March 7, 2009

Daylight Saving Time

It is a matter of timeAre you ready to 'spring forward'?Are we still getting used to daylight-saving time? South Bend Tribune staff writer Pablo Ros recently spoke with Michael Downing, the author of "Spring Forward: The Annual Madness of Daylight Saving Time." The interview was edited for length. South Bend Tribune

Q: I wonder if here in Indiana we'll ever get used to daylight-saving time.

A: Indiana has had it particularly bad. I think it's very hard to adapt to a policy that has been sold as an energy saver when in fact it does not save energy.

Q: It doesn't?

A: Daylight-saving time, just in electricity, cost Indiana $8 to $10 million per year.

Q: We also live in a state with more than one time zone.

A: You're not the only one. There are 12 states with two time zones. Indiana became particularly well-known because its two time zones are not contiguous. It's an odd setup.

Q: So we have some reason to feel confused. How was this idea sold to us?

A: It was initially sold to Americans as part of the war effort during World War I to save energy for the war. But the first and most persistent supporter of daylight-saving was the Chamber of Commerce for retailers -- all sorts of retailers. There was a tremendous boom to department stores, and to the sports and recreation industry.

Q: Because we have that extra hour of daylight in the evening to be outside.
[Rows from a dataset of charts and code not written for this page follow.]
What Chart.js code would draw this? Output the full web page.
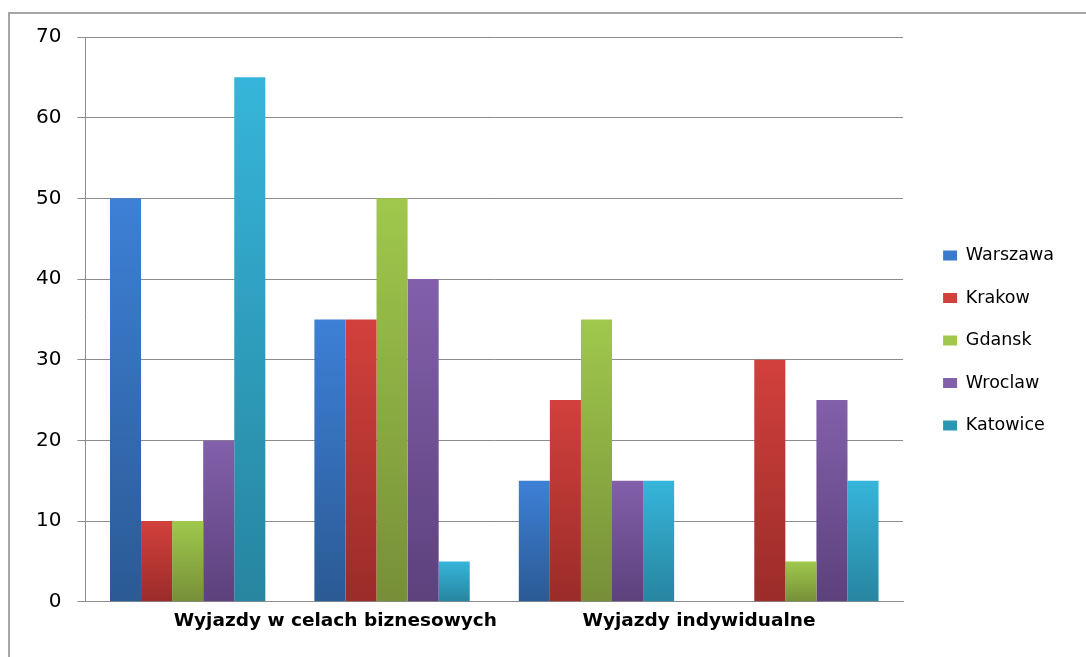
<!DOCTYPE html>
<html>
<head>
<meta charset="utf-8">
<script src="https://cdn.jsdelivr.net/npm/chart.js@4/dist/chart.umd.min.js"></script>
<style>
  html, body { margin: 0; padding: 0; background: #fff; }
  #wrap { position: relative; width: 1086px; height: 657px; }
  /* ramka wykresu - widoczna tylko z lewej i u gory */
  #frame { position: absolute; left: 8px; top: 12px; right: 0; bottom: 0;
           border-top: 2px solid #a6a6a6; border-left: 2px solid #a6a6a6; }
  #myChart { position: absolute; left: 0; top: 0; }
</style>
</head>
<body>
<div id="wrap">
  <div id="frame"></div>
  <canvas id="myChart" width="1086" height="657"></canvas>
</div>
<script>
// kategorie (etykiety osi X pokazane tylko co druga)
const categories = ["Wyjazdy w celach biznesowych", "", "Wyjazdy indywidualne", ""];

const cities = ["Warszawa", "Krakow", "Gdansk", "Wroclaw", "Katowice"];

const warszawa = [50, 35, 15, null];
const krakow = [10, 35, 25, 30];
const gdansk = [10, 50, 35, 5];
const wroclaw = [20, 40, 15, 25];
const katowice = [65, 5, 15, 15];

const yTicks = [0, 10, 20, 30, 40, 50, 60, 70];

// kolory: gora / dol gradientu
const topColors = ["#3d80d6", "#d2403c", "#a0c84c", "#8260aa", "#36b5da"];
const bottomColors = ["#2b5a94", "#9a2c29", "#768f38", "#5c417d", "#27859f"];
const midColors = ["#3570ba", "#bb3734", "#8cb042", "#715294", "#2f9fbf"];

const seriesData = [warszawa, krakow, gdansk, wroclaw, katowice];

function barGradient(i) {
  return (ctx) => {
    const chart = ctx.chart;
    const y = chart.scales && chart.scales.y;
    if (ctx.type !== "data" || !chart.chartArea || !y || ctx.raw == null) {
      return midColors[i];
    }
    const top = y.getPixelForValue(ctx.raw);
    const bottom = y.getPixelForValue(0);
    if (bottom - top < 1) return midColors[i];
    const g = chart.ctx.createLinearGradient(0, top, 0, bottom);
    g.addColorStop(0, topColors[i]);
    g.addColorStop(1, bottomColors[i]);
    return g;
  };
}

const ctx = document.getElementById("myChart");

new Chart(ctx, {
  type: "bar",
  data: {
    labels: categories,
    datasets: cities.map((name, i) => ({
      label: name,
      data: seriesData[i],
      backgroundColor: barGradient(i),
      borderWidth: 0,
      barPercentage: 1,
      categoryPercentage: 0.76,
    })),
  },
  options: {
    responsive: false,
    animation: false,
    devicePixelRatio: 1,
    layout: {
      padding: { left: 20, top: 37, right: 22, bottom: 25 },
    },
    plugins: {
      tooltip: { enabled: false },
      legend: {
        position: "right",
        // pusty tytul - lekko przesuwa legende w dol
        title: { display: true, text: " ", padding: 0, font: { size: 10 } },
        labels: {
          color: "#000",
          font: { family: "DejaVu Sans", size: 17.5 },
          boxWidth: 14,
          boxHeight: 10,
          padding: 25,
        },
      },
    },
    scales: {
      x: {
        grid: { display: false },
        border: { display: true, color: "#8c8c8c", width: 1 },
        ticks: {
          color: "#000",
          font: { family: "DejaVu Sans", size: 18.5, weight: "bold" },
          align: "start",
          labelOffset: -14,
          padding: 0,
          maxRotation: 0,
          autoSkip: false,
        },
      },
      y: {
        min: 0,
        max: 70,
        afterBuildTicks: (axis) => {
          axis.ticks = yTicks.map((v) => ({ value: v }));
        },
        grid: { color: "#8c8c8c", lineWidth: 1, tickLength: 8 },
        border: { display: true, color: "#8c8c8c", width: 1 },
        ticks: {
          color: "#000",
          font: { family: "DejaVu Sans", size: 20 },
          padding: 16,
        },
      },
      // pusta os - odstep miedzy wykresem a legenda
      spacer: {
        type: "linear",
        position: "right",
        grid: { display: false },
        border: { display: false },
        ticks: { display: false },
        afterFit: (axis) => {
          axis.width = 15;
        },
      },
    },
  },
});
</script>
</body>
</html>
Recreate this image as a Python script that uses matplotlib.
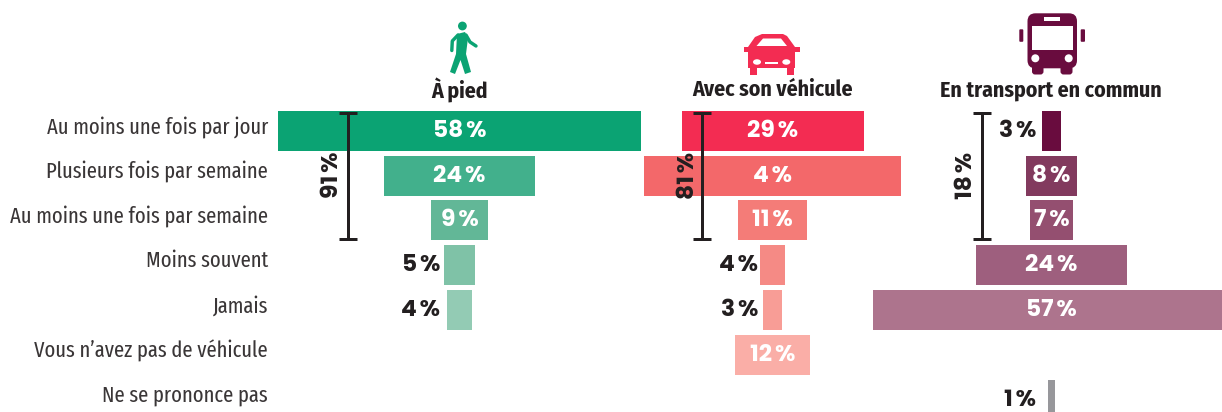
import matplotlib

matplotlib.use("Agg")
import matplotlib.pyplot as plt
from matplotlib.patches import Circle, Ellipse, FancyBboxPatch, Polygon, Rectangle

categories = [
    "Au moins une fois par jour",
    "Plusieurs fois par semaine",
    "Au moins une fois par semaine",
    "Moins souvent",
    "Jamais",
    "Vous n’avez pas de véhicule",
    "Ne se prononce pas",
]
walk_values = [58, 24, 9, 5, 4, None, None]
car_values = [29, 41, 11, 4, 3, 12, None]
transit_values = [3, 8, 7, 24, 57, None, 1]

# the source prints "4 %" on the 41 wide car bar, the bracket says 81 %
walk_labels = ["58", "24", "9", "5", "4", None, None]
car_labels = ["29", "4", "11", "4", "3", "12", None]
transit_labels = ["3", "8", "7", "24", "57", None, "1"]

walk_colors = ["#0BA373", "#42B08C", "#62B797", "#7FC2A7", "#93CBB4", None, None]
car_colors = ["#F32C52", "#F3686A", "#F47C78", "#F58A85", "#F89D96", "#FAAEA7", None]
transit_colors = ["#690C3E", "#823A5E", "#944F70", "#9E5F7E", "#AD748D", None, "#97979B"]

titles = ["À pied", "Avec son véhicule", "En transport en commun"]
totals = ["91", "81", "18"]

DARK = "#231F20"
WIDTH, HEIGHT = 1222, 412
PX_PER_PCT = 6.27
ROW_STEP = 44.8
ROW0_Y = 130.7
NARROW = ["Fira Sans Extra Condensed", "Fira Sans Condensed", "Roboto", "DejaVu Sans"]
TITLE_FONT = ["Fira Sans Condensed", "Roboto", "DejaVu Sans"]
HEAVY = ["Poppins", "Lato", "DejaVu Sans"]
plt.rcParams["font.family"] = NARROW


def px_width(px):
    return px * 0.72


def draw_panel(fig, center, label_right, values, labels, colors):
    ax = fig.add_axes([0, 0, 1, 1], facecolor="none")
    ax.set_xlim(-center / PX_PER_PCT, (WIDTH - center) / PX_PER_PCT)
    ax.set_ylim((HEIGHT - ROW0_Y) / ROW_STEP, -ROW0_Y / ROW_STEP)
    ax.axis("off")
    for row, (value, label, color) in enumerate(zip(values, labels, colors)):
        if value is None:
            continue
        ax.barh(row, value, left=-value / 2, height=40 / ROW_STEP, color=color, linewidth=0)
        text = label + "\u2009%"
        text_y = row - 2.5 / ROW_STEP
        if value > 5:
            ax.text(0, text_y, text, color="white", ha="center", va="center_baseline",
                    fontsize=16.8, family=HEAVY, fontweight="bold")
        else:
            ax.text((label_right - center) / PX_PER_PCT, text_y, text, color=DARK, ha="right",
                    va="center_baseline", fontsize=16.8, family=HEAVY, fontweight="bold")
    return ax


def draw_bracket(ax, x, label, label_x):
    ax.plot([x, x], [112.5, 238.5], color=DARK, lw=px_width(3), solid_capstyle="butt")
    for y in (112.5, 238.5):
        ax.plot([x - 9, x + 9], [y, y], color=DARK, lw=px_width(3), solid_capstyle="butt")
    ax.text(label_x, 175, label + "\u2009%", rotation=90, color=DARK, ha="center", va="center",
            fontsize=16.8, family=HEAVY, fontweight="bold")


def draw_walker(ax, color):
    ax.add_patch(Circle((462.4, 26), 4.4, color=color, lw=0))
    ax.add_patch(Polygon([(457, 34), (465, 32), (468, 38), (466, 54), (471, 72), (465, 74),
                          (460.5, 60), (455, 74), (450, 72), (456, 54)], color=color, lw=0))
    ax.plot([458, 452.3, 451.8], [35, 41, 50.5], color=color, lw=px_width(3.4), solid_capstyle="round")
    ax.plot([466, 470, 476], [35, 42, 46], color=color, lw=px_width(3.4), solid_capstyle="round")


def draw_car(ax, color):
    ax.add_patch(Rectangle((744, 46.5), 55.5, 5, color=color, lw=0))
    ax.add_patch(Polygon([(762, 34), (783, 34), (787, 36), (795, 47), (795, 68), (748, 68),
                          (748, 47), (755, 37)], color=color, lw=0))
    ax.add_patch(Rectangle((750, 66), 7, 8.5, color=color, lw=0))
    ax.add_patch(Rectangle((786.5, 66), 7, 8.5, color=color, lw=0))
    ax.add_patch(Polygon([(756.5, 46), (763, 38.5), (781, 38.5), (787, 46)], color="white", lw=0))
    ax.add_patch(Ellipse((757, 62), 8, 5.5, color="white", lw=0))
    ax.add_patch(Ellipse((786.3, 62), 8, 5.5, color="white", lw=0))
    ax.add_patch(Rectangle((765, 62), 13, 2, color="white", lw=0))


def draw_bus(ax, color):
    ax.add_patch(FancyBboxPatch((1027.5, 13.3), 49.5, 55, boxstyle="round,pad=0,rounding_size=8",
                                color=color, lw=0))
    ax.add_patch(FancyBboxPatch((1032, 62), 11.5, 12.5, boxstyle="round,pad=0,rounding_size=3",
                                color=color, lw=0))
    ax.add_patch(FancyBboxPatch((1060.5, 62), 12, 12.5, boxstyle="round,pad=0,rounding_size=3",
                                color=color, lw=0))
    ax.add_patch(FancyBboxPatch((1019.3, 29.3), 4, 12.5, boxstyle="round,pad=0,rounding_size=1",
                                color=color, lw=0))
    ax.add_patch(FancyBboxPatch((1080.7, 29.3), 4.3, 12.5, boxstyle="round,pad=0,rounding_size=1",
                                color=color, lw=0))
    ax.add_patch(Rectangle((1031.7, 25.7), 41, 24.3, color="white", lw=0))
    ax.add_patch(Rectangle((1044, 17.3), 16, 4, color="white", lw=0))
    ax.add_patch(Circle((1035.3, 58.3), 4, color="white", lw=0))
    ax.add_patch(Circle((1068.7, 58.3), 4, color="white", lw=0))


def main() -> None:
    fig = plt.figure(figsize=(WIDTH / 100, HEIGHT / 100), dpi=100)

    draw_panel(fig, 459.5, 440, walk_values, walk_labels, walk_colors)
    draw_panel(fig, 772.7, 758, car_values, car_labels, car_colors)
    draw_panel(fig, 1051.5, 1036, transit_values, transit_labels, transit_colors)

    # overlay in pixels for the icons, brackets and text around the bars
    over = fig.add_axes([0, 0, 1, 1], facecolor="none")
    over.set_xlim(0, WIDTH)
    over.set_ylim(HEIGHT, 0)
    over.axis("off")

    for row, name in enumerate(categories):
        over.text(268, ROW0_Y + row * ROW_STEP - 4, name, ha="right", va="center",
                  fontsize=16.1, color="#3A3637")

    for x, title in zip([459.5, 772.5, 1051], titles):
        over.text(x, 90, title, ha="center", va="center", fontsize=15.7, fontweight="bold",
                  family=TITLE_FONT, color=DARK)

    draw_bracket(over, 348, totals[0], 332)
    draw_bracket(over, 702, totals[1], 688)
    draw_bracket(over, 981.7, totals[2], 967)

    draw_walker(over, walk_colors[0])
    draw_car(over, car_colors[0])
    draw_bus(over, transit_colors[0])

    fig.savefig("out.png", dpi=100)


if __name__ == "__main__":
    main()
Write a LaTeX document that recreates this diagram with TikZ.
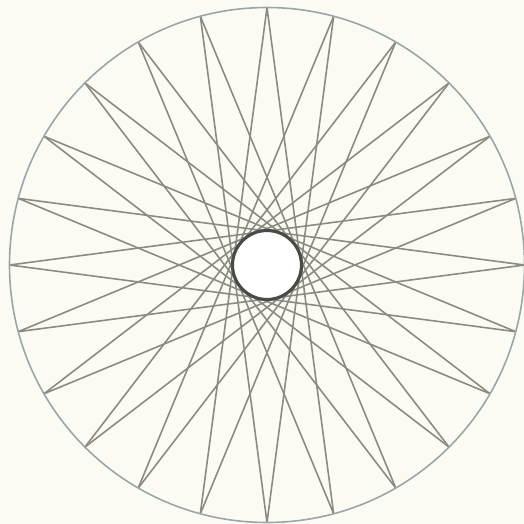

A: The problem is when Americans go out to the ballpark and the mall, they don't walk -- they get in a car. That's why daylight-saving time increases energy and gas consumption. It'd be great if what Americans did with daylight-saving time was get on a bicycle, but that seems unlikely.

Q: So who benefits?

A: The petroleum industry has known since 1930 that daylight-saving time increases energy consumption. The utilities have never opposed daylight-saving time and neither have the energy companies. If it were costing them money, they would be opposed to it.